— Begin —
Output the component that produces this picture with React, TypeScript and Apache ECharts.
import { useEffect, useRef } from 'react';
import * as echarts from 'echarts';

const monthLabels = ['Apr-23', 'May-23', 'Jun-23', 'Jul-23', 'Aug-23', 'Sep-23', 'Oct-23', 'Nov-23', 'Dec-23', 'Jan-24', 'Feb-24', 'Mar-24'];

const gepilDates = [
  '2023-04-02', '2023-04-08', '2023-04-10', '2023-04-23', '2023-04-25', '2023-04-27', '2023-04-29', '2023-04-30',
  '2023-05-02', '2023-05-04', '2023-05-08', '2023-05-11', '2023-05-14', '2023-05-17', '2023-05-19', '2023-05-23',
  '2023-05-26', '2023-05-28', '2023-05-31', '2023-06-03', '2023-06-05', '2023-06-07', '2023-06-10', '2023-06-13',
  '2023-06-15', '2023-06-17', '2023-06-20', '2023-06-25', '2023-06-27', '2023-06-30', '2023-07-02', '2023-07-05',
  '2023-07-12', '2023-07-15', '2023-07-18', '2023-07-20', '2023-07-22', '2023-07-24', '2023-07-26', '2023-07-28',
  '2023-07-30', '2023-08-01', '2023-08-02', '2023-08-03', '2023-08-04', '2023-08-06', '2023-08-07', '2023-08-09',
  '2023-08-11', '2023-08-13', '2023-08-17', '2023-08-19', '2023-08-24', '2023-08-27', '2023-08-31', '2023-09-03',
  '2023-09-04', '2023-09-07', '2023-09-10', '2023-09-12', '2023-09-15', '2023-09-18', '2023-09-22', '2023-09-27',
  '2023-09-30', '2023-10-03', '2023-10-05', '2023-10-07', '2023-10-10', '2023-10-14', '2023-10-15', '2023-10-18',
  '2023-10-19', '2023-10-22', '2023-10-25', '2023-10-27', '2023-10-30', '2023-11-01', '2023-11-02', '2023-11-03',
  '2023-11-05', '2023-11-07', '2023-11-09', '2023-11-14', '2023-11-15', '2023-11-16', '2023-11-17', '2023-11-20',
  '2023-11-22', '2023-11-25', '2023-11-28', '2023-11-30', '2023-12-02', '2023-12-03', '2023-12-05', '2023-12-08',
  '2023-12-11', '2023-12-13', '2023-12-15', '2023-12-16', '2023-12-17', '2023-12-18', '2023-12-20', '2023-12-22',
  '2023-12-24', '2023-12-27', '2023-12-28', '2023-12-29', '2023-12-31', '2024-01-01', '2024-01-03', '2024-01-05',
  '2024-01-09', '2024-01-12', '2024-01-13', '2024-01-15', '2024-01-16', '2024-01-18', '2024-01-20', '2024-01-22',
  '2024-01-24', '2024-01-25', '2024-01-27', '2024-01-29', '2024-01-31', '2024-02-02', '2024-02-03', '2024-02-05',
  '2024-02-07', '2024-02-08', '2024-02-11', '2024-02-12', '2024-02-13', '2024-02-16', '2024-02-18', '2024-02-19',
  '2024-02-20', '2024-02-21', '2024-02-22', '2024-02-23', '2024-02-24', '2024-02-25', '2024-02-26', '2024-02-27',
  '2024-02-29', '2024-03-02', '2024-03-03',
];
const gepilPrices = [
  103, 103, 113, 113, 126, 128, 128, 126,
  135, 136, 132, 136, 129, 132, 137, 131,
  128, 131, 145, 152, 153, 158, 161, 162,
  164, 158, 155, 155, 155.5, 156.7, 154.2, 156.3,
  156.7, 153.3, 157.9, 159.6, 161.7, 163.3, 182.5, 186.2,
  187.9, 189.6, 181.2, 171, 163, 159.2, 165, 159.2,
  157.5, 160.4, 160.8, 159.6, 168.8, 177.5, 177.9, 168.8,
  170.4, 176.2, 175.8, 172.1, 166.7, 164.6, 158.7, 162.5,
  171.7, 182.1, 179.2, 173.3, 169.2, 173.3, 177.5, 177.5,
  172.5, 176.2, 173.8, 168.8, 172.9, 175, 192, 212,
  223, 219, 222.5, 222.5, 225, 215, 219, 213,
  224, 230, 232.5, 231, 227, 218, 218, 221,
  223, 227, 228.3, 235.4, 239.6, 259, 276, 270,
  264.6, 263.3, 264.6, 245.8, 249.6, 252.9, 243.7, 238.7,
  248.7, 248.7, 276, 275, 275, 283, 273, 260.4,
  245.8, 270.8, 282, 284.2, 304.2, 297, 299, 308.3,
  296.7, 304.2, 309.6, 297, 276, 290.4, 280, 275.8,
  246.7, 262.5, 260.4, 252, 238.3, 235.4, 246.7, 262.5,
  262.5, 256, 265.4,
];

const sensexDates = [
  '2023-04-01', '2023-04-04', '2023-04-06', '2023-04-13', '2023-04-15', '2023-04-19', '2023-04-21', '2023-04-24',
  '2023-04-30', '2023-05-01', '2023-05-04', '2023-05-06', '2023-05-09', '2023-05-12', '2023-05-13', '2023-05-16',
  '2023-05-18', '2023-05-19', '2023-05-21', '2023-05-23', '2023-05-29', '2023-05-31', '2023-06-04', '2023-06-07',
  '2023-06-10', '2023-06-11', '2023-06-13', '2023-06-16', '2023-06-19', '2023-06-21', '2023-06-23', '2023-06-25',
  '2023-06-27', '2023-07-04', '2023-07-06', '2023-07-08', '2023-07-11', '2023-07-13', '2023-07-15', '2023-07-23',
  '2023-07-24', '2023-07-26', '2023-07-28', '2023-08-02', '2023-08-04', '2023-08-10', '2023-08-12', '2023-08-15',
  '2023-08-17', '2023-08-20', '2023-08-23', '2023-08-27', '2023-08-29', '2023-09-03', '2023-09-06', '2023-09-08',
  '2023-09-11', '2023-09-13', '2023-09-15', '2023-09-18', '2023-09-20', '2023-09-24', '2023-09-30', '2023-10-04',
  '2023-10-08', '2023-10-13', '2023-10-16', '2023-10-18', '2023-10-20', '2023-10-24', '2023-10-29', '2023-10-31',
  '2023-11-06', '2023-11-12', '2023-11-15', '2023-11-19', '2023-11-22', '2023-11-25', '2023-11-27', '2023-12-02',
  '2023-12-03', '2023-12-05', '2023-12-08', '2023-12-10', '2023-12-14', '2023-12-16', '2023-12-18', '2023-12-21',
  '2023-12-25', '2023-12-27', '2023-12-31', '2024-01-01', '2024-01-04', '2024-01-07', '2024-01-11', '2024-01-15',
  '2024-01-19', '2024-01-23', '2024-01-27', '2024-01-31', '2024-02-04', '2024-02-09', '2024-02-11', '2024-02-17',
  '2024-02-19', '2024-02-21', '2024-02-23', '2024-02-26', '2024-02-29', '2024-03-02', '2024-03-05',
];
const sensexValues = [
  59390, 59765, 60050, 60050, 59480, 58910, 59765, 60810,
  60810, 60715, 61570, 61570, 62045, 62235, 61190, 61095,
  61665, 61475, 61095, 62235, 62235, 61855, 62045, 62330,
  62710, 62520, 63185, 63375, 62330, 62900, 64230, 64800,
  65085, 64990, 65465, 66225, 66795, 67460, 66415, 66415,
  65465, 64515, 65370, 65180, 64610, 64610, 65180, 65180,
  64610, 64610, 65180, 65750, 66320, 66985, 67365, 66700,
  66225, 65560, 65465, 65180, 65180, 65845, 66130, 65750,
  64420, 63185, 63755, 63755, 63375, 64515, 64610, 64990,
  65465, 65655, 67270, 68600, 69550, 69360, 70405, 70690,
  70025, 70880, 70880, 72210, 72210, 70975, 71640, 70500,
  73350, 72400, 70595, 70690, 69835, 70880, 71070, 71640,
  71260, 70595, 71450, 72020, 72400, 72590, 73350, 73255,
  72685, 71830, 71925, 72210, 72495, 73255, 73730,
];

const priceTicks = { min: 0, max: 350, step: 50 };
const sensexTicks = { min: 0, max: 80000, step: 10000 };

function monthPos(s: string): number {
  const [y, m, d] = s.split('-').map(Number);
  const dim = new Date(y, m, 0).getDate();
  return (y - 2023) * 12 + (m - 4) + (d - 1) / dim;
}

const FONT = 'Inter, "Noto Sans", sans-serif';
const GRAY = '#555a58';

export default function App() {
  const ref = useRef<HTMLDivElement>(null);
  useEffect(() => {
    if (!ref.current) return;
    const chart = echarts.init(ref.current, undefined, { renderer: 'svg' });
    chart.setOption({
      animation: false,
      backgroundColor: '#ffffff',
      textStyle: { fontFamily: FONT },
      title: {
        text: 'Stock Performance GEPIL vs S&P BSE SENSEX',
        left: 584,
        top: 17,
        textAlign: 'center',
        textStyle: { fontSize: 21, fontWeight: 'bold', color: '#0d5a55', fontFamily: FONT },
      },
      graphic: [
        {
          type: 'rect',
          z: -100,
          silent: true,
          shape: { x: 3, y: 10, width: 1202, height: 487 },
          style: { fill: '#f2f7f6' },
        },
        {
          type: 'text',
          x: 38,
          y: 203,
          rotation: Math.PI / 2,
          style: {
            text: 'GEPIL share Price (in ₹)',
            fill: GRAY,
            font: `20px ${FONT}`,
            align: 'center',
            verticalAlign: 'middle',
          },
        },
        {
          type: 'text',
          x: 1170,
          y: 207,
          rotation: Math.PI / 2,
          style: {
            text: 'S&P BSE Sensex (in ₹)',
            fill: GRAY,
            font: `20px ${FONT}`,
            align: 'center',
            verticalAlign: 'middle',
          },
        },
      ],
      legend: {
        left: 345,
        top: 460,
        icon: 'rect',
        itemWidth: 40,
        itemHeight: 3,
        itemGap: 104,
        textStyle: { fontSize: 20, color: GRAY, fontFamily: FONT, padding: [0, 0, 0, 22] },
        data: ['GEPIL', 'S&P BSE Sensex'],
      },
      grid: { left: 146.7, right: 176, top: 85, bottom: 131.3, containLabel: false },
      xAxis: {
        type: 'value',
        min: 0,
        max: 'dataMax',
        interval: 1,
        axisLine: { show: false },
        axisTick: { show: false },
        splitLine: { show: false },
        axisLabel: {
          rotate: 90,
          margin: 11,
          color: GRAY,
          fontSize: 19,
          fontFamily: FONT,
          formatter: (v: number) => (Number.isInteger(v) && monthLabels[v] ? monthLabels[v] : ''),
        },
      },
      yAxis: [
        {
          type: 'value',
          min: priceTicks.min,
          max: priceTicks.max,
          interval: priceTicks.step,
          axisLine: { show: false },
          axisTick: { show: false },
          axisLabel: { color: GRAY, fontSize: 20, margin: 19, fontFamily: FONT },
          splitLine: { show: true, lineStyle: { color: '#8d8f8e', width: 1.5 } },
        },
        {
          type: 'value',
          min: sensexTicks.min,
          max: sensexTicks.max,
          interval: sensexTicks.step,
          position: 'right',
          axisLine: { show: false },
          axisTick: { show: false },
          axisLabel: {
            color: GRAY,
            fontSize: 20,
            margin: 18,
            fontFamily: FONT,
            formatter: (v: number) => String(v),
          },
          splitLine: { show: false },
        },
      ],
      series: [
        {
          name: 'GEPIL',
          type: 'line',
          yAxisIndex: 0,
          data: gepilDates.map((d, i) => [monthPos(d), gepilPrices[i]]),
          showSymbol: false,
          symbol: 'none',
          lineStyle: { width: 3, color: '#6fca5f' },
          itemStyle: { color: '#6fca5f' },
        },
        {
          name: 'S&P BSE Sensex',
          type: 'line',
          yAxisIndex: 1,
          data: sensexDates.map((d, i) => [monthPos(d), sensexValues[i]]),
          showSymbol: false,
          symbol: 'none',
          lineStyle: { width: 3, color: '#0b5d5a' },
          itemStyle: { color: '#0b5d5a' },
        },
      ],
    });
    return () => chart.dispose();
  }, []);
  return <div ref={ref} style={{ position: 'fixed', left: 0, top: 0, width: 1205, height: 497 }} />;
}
— End —
— Begin —
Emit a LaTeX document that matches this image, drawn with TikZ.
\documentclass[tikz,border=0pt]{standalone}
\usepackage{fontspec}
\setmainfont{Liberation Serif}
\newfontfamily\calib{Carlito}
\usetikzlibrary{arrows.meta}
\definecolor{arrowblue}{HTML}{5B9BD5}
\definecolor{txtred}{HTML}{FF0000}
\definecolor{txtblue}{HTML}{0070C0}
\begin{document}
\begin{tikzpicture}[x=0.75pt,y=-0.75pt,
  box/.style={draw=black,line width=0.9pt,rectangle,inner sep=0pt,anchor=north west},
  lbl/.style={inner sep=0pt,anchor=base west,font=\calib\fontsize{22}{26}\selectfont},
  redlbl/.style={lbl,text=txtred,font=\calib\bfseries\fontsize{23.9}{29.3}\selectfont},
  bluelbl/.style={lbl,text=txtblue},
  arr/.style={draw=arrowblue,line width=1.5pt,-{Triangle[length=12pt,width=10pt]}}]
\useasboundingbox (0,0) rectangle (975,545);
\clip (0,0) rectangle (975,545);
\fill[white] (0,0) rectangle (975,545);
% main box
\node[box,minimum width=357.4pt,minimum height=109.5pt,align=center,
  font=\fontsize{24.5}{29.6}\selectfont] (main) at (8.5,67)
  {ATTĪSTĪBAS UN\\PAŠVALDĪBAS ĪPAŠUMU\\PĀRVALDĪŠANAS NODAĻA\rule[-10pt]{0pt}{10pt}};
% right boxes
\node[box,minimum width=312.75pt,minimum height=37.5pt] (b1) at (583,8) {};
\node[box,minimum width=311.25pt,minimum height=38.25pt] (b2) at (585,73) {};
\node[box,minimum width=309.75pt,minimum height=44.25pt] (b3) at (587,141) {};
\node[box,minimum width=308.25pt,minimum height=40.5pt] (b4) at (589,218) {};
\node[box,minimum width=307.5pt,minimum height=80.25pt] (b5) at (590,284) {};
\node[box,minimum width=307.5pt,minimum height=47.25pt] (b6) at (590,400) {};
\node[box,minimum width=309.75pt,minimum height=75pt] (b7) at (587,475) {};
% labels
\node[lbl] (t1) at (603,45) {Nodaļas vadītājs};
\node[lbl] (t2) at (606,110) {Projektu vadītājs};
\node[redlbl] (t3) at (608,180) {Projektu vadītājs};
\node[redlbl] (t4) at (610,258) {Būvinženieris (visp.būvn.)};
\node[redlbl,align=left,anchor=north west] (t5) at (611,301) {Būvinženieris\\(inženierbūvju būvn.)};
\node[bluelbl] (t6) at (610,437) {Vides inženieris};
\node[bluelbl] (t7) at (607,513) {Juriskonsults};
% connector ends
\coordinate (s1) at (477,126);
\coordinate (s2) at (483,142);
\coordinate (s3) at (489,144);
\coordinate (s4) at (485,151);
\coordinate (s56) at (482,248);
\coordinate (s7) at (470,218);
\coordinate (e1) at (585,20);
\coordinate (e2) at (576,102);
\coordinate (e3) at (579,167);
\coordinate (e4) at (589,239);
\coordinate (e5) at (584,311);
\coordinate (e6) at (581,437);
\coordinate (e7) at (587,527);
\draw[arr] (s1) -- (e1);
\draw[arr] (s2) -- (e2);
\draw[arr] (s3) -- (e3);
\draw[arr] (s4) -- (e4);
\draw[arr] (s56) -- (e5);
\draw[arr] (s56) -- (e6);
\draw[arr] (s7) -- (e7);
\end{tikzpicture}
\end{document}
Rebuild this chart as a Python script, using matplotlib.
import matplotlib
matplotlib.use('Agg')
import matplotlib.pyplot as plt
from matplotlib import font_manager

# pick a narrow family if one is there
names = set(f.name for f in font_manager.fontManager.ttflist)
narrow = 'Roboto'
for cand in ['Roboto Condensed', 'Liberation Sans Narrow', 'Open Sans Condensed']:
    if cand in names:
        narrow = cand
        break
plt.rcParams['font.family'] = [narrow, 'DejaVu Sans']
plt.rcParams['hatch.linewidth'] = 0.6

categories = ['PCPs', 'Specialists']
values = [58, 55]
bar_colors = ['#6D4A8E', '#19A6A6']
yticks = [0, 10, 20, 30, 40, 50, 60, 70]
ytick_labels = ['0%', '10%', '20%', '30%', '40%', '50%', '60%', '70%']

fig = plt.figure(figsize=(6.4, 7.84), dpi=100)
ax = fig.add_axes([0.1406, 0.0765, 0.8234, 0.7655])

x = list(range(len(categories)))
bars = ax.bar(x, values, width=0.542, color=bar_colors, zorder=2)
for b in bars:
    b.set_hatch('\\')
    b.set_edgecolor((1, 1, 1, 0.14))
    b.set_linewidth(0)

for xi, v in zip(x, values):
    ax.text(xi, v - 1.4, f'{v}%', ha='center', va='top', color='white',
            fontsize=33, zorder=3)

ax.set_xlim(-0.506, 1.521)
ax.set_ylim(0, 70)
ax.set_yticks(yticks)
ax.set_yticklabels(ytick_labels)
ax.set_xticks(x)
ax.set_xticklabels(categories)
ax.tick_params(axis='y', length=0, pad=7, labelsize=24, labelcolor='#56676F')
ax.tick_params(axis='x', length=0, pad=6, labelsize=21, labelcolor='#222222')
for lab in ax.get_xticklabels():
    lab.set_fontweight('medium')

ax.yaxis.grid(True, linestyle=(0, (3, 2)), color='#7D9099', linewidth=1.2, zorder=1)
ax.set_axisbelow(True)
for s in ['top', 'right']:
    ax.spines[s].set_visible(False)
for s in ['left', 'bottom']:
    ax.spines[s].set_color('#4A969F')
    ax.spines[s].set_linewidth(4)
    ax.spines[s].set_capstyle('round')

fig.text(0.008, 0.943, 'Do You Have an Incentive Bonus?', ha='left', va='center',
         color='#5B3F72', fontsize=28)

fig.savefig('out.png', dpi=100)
— End —
> [Task details]
Your task is to transcribe only the lines from the line containing "Rebuild this chart" through the line containing "plt.rcParams['hatch.linewidth'] = 0.6", word for word.

> [Full answer]
Rebuild this chart as a Python script, using matplotlib.
import matplotlib
matplotlib.use('Agg')
import matplotlib.pyplot as plt
from matplotlib import font_manager

# pick a narrow family if one is there
names = set(f.name for f in font_manager.fontManager.ttflist)
narrow = 'Roboto'
for cand in ['Roboto Condensed', 'Liberation Sans Narrow', 'Open Sans Condensed']:
    if cand in names:
        narrow = cand
        break
plt.rcParams['font.family'] = [narrow, 'DejaVu Sans']
plt.rcParams['hatch.linewidth'] = 0.6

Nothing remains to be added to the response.